━━ Dataset extract

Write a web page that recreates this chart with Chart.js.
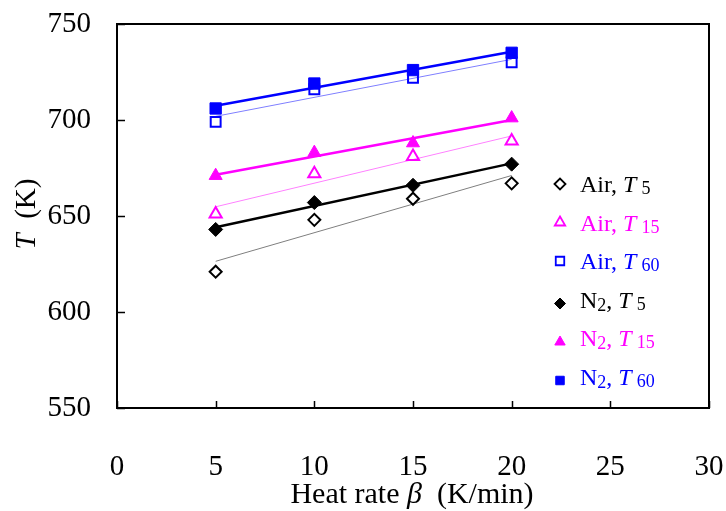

━━━━
━━ Dataset extract

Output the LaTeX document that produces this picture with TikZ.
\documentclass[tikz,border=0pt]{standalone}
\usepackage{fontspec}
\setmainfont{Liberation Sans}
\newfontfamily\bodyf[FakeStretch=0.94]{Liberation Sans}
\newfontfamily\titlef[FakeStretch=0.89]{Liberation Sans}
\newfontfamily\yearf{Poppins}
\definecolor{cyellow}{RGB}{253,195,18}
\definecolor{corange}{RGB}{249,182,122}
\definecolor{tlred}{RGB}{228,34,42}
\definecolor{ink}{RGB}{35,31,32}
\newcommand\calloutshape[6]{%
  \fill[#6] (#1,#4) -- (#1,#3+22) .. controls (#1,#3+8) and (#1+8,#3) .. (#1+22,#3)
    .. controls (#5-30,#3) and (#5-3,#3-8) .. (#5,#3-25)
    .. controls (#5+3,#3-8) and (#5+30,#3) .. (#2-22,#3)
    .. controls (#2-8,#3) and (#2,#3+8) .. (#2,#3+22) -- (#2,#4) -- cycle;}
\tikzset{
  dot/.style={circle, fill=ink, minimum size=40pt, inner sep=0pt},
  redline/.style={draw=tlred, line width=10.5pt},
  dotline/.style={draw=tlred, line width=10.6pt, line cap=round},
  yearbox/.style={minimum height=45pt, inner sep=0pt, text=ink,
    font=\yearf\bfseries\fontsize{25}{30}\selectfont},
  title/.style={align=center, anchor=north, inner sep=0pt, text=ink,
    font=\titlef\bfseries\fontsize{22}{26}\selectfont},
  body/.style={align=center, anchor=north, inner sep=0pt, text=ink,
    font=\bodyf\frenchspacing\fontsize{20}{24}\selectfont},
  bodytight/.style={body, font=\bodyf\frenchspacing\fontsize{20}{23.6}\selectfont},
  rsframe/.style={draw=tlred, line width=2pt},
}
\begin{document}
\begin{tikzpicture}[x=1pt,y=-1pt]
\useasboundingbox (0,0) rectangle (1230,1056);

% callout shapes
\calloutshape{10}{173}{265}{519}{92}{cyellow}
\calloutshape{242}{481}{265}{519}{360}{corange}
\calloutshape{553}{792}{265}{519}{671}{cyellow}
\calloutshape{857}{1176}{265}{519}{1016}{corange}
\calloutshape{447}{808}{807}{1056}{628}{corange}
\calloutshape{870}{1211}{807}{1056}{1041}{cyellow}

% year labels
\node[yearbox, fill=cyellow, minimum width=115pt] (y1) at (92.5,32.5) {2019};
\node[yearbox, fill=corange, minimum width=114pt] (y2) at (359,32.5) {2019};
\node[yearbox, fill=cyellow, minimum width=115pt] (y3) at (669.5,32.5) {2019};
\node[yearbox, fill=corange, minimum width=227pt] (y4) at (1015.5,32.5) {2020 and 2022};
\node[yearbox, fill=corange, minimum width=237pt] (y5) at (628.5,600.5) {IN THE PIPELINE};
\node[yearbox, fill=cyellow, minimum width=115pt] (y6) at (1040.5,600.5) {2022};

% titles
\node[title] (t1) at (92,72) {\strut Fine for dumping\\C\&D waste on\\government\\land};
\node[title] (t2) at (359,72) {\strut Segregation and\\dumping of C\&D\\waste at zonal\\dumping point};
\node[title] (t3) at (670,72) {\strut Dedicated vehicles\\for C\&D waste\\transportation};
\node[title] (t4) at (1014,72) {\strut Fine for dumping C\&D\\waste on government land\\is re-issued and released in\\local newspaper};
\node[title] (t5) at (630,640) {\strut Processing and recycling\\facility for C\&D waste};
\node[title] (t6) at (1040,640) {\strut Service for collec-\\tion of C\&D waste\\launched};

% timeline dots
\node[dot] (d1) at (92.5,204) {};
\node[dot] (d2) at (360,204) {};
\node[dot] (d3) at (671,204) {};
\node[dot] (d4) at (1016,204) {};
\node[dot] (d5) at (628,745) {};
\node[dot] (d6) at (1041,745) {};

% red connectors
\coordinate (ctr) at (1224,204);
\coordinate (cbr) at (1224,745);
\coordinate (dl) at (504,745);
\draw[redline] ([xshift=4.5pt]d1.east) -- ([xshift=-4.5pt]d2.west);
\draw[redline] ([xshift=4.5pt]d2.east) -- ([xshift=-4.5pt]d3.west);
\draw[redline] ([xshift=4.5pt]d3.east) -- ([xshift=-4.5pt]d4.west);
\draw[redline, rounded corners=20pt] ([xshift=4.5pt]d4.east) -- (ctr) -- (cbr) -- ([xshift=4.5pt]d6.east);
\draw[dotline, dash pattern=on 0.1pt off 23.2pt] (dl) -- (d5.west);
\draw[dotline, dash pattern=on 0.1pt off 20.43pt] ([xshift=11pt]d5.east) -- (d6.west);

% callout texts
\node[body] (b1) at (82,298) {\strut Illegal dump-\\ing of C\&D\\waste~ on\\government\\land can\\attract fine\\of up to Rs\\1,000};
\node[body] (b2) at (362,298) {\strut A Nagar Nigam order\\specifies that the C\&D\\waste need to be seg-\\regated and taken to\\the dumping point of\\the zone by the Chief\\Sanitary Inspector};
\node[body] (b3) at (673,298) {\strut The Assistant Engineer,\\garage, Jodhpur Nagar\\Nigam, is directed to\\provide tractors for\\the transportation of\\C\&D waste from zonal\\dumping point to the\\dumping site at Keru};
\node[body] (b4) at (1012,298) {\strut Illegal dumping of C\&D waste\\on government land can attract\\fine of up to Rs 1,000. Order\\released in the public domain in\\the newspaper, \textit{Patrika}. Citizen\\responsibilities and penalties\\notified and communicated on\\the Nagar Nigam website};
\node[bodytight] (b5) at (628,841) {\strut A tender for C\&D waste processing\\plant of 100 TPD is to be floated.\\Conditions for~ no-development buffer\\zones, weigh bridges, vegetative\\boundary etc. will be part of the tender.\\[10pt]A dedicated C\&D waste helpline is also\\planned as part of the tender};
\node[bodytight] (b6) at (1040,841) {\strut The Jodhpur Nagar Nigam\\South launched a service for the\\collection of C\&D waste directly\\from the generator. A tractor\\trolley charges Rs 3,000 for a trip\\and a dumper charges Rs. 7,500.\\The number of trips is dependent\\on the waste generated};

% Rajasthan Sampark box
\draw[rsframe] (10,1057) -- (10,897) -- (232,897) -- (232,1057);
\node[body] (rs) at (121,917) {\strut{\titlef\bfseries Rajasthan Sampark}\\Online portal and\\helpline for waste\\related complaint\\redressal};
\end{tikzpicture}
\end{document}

━━━━

Task =>
Within the data above, pick out all lines holding the word "that".

Reply to the task =>
Write a web page that recreates this chart with Chart.js.
Output the LaTeX document that produces this picture with TikZ.
\node[body] (b2) at (362,298) {\strut A Nagar Nigam order\\specifies that the C\&D\\waste need to be seg-\\regated and taken to\\the dumping point of\\the zone by the Chief\\Sanitary Inspector};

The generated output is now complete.